__What is being asked__. Leave the pictures out. Return all other data exactly.

start Source data

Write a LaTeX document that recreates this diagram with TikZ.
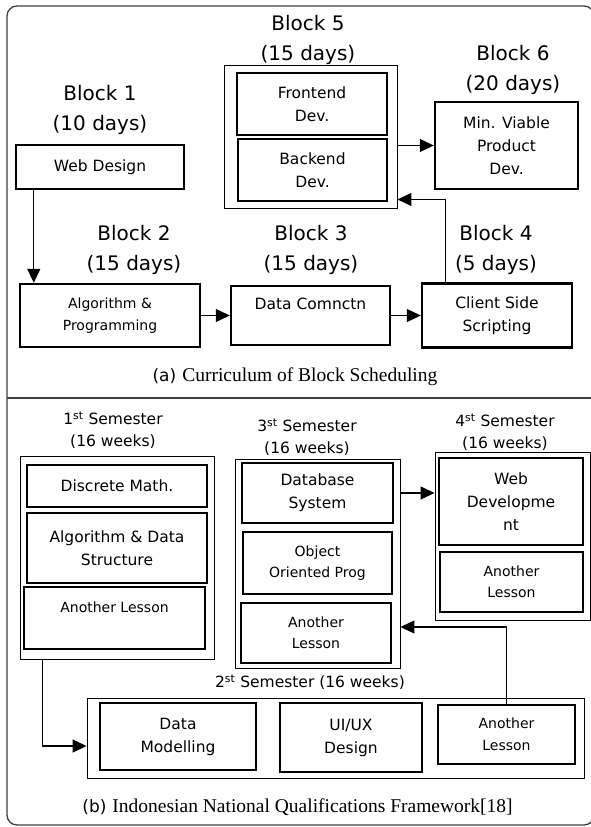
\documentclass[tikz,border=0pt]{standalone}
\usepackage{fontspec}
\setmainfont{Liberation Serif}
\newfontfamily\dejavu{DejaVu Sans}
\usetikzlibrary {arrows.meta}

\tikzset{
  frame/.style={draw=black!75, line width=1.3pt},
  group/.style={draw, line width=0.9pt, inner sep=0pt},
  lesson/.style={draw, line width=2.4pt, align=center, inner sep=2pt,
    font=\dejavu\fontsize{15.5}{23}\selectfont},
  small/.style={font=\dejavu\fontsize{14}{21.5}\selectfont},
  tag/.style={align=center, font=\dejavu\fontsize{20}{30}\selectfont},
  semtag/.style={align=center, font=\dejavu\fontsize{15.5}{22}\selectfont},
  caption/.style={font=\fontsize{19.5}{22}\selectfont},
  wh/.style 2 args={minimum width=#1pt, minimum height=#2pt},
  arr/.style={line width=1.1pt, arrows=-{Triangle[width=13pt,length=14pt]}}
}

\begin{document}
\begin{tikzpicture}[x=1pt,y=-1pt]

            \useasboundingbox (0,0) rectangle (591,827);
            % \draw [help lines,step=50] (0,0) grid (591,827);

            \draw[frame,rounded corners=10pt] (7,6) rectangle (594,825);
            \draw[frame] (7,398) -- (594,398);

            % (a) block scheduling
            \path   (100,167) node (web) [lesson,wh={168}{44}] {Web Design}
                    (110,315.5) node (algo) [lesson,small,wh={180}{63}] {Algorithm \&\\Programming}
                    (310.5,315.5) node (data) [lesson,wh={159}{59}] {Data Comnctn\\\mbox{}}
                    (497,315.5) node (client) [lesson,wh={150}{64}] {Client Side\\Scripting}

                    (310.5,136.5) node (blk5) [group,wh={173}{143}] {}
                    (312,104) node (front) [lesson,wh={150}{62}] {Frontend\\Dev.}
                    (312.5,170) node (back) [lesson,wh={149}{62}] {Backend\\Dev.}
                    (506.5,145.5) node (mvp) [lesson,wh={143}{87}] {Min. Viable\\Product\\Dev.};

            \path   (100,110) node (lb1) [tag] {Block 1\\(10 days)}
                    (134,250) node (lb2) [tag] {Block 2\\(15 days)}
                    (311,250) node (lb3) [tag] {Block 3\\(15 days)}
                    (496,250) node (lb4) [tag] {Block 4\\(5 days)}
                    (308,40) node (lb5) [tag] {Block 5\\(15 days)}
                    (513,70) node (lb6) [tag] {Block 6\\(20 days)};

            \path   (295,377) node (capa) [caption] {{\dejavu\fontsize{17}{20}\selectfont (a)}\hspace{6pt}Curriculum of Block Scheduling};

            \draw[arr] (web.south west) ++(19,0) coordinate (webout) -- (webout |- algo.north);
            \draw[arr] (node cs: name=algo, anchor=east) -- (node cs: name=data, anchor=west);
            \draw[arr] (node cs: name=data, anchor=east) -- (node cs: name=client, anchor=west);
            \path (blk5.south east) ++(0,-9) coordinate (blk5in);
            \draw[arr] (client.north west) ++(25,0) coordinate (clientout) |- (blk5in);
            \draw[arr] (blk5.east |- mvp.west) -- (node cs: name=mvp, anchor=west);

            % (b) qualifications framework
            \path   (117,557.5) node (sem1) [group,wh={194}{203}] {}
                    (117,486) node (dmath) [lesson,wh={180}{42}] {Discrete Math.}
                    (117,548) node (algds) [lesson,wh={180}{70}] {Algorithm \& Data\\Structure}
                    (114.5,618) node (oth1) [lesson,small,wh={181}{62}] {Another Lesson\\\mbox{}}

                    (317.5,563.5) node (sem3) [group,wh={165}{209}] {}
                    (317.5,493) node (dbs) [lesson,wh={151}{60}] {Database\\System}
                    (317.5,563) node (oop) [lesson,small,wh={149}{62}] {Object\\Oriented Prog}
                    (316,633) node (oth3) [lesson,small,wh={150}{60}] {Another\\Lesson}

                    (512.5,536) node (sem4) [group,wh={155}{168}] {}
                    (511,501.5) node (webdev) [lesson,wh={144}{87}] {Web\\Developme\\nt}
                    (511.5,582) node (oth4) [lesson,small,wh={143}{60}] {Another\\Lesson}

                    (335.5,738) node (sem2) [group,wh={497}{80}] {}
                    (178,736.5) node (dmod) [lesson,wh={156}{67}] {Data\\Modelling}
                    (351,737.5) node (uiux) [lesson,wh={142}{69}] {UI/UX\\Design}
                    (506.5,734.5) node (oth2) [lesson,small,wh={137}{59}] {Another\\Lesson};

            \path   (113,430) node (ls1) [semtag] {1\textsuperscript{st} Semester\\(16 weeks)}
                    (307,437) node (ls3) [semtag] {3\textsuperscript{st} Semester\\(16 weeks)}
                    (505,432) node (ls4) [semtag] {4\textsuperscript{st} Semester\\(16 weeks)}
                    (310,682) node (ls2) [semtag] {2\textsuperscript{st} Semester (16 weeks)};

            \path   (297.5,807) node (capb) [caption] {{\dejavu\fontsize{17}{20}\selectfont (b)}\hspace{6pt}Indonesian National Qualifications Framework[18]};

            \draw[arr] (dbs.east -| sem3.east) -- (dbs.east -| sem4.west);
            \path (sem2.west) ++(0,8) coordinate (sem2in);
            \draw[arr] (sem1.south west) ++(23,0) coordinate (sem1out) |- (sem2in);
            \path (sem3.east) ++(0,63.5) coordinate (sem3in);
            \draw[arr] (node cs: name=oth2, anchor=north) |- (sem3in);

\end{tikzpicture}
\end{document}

end Source data

__The response__.
Write a LaTeX document that recreates this diagram with TikZ.
\documentclass[tikz,border=0pt]{standalone}
\usepackage{fontspec}
\setmainfont{Liberation Serif}
\newfontfamily\dejavu{DejaVu Sans}
\usetikzlibrary {arrows.meta}

\tikzset{
  frame/.style={draw=black!75, line width=1.3pt},
  group/.style={draw, line width=0.9pt, inner sep=0pt},
  lesson/.style={draw, line width=2.4pt, align=center, inner sep=2pt,
    font=\dejavu\fontsize{15.5}{23}\selectfont},
  small/.style={font=\dejavu\fontsize{14}{21.5}\selectfont},
  tag/.style={align=center, font=\dejavu\fontsize{20}{30}\selectfont},
  semtag/.style={align=center, font=\dejavu\fontsize{15.5}{22}\selectfont},
  caption/.style={font=\fontsize{19.5}{22}\selectfont},
  wh/.style 2 args={minimum width=#1pt, minimum height=#2pt},
  arr/.style={line width=1.1pt, arrows=-{Triangle[width=13pt,length=14pt]}}
}

\begin{document}
\begin{tikzpicture}[x=1pt,y=-1pt]

            \useasboundingbox (0,0) rectangle (591,827);
            % \draw [help lines,step=50] (0,0) grid (591,827);

            \draw[frame,rounded corners=10pt] (7,6) rectangle (594,825);
            \draw[frame] (7,398) -- (594,398);

            % (a) block scheduling
            \path   (100,167) node (web) [lesson,wh={168}{44}] {Web Design}
                    (110,315.5) node (algo) [lesson,small,wh={180}{63}] {Algorithm \&\\Programming}
                    (310.5,315.5) node (data) [lesson,wh={159}{59}] {Data Comnctn\\\mbox{}}
                    (497,315.5) node (client) [lesson,wh={150}{64}] {Client Side\\Scripting}

                    (310.5,136.5) node (blk5) [group,wh={173}{143}] {}
                    (312,104) node (front) [lesson,wh={150}{62}] {Frontend\\Dev.}
                    (312.5,170) node (back) [lesson,wh={149}{62}] {Backend\\Dev.}
                    (506.5,145.5) node (mvp) [lesson,wh={143}{87}] {Min. Viable\\Product\\Dev.};

            \path   (100,110) node (lb1) [tag] {Block 1\\(10 days)}
                    (134,250) node (lb2) [tag] {Block 2\\(15 days)}
                    (311,250) node (lb3) [tag] {Block 3\\(15 days)}
                    (496,250) node (lb4) [tag] {Block 4\\(5 days)}
                    (308,40) node (lb5) [tag] {Block 5\\(15 days)}
                    (513,70) node (lb6) [tag] {Block 6\\(20 days)};

            \path   (295,377) node (capa) [caption] {{\dejavu\fontsize{17}{20}\selectfont (a)}\hspace{6pt}Curriculum of Block Scheduling};

            \draw[arr] (web.south west) ++(19,0) coordinate (webout) -- (webout |- algo.north);
            \draw[arr] (node cs: name=algo, anchor=east) -- (node cs: name=data, anchor=west);
            \draw[arr] (node cs: name=data, anchor=east) -- (node cs: name=client, anchor=west);
            \path (blk5.south east) ++(0,-9) coordinate (blk5in);
            \draw[arr] (client.north west) ++(25,0) coordinate (clientout) |- (blk5in);
            \draw[arr] (blk5.east |- mvp.west) -- (node cs: name=mvp, anchor=west);

            % (b) qualifications framework
            \path   (117,557.5) node (sem1) [group,wh={194}{203}] {}
                    (117,486) node (dmath) [lesson,wh={180}{42}] {Discrete Math.}
                    (117,548) node (algds) [lesson,wh={180}{70}] {Algorithm \& Data\\Structure}
                    (114.5,618) node (oth1) [lesson,small,wh={181}{62}] {Another Lesson\\\mbox{}}

                    (317.5,563.5) node (sem3) [group,wh={165}{209}] {}
                    (317.5,493) node (dbs) [lesson,wh={151}{60}] {Database\\System}
                    (317.5,563) node (oop) [lesson,small,wh={149}{62}] {Object\\Oriented Prog}
                    (316,633) node (oth3) [lesson,small,wh={150}{60}] {Another\\Lesson}

                    (512.5,536) node (sem4) [group,wh={155}{168}] {}
                    (511,501.5) node (webdev) [lesson,wh={144}{87}] {Web\\Developme\\nt}
                    (511.5,582) node (oth4) [lesson,small,wh={143}{60}] {Another\\Lesson}

                    (335.5,738) node (sem2) [group,wh={497}{80}] {}
                    (178,736.5) node (dmod) [lesson,wh={156}{67}] {Data\\Modelling}
                    (351,737.5) node (uiux) [lesson,wh={142}{69}] {UI/UX\\Design}
                    (506.5,734.5) node (oth2) [lesson,small,wh={137}{59}] {Another\\Lesson};

            \path   (113,430) node (ls1) [semtag] {1\textsuperscript{st} Semester\\(16 weeks)}
                    (307,437) node (ls3) [semtag] {3\textsuperscript{st} Semester\\(16 weeks)}
                    (505,432) node (ls4) [semtag] {4\textsuperscript{st} Semester\\(16 weeks)}
                    (310,682) node (ls2) [semtag] {2\textsuperscript{st} Semester (16 weeks)};

            \path   (297.5,807) node (capb) [caption] {{\dejavu\fontsize{17}{20}\selectfont (b)}\hspace{6pt}Indonesian National Qualifications Framework[18]};

            \draw[arr] (dbs.east -| sem3.east) -- (dbs.east -| sem4.west);
            \path (sem2.west) ++(0,8) coordinate (sem2in);
            \draw[arr] (sem1.south west) ++(23,0) coordinate (sem1out) |- (sem2in);
            \path (sem3.east) ++(0,63.5) coordinate (sem3in);
            \draw[arr] (node cs: name=oth2, anchor=north) |- (sem3in);

\end{tikzpicture}
\end{document}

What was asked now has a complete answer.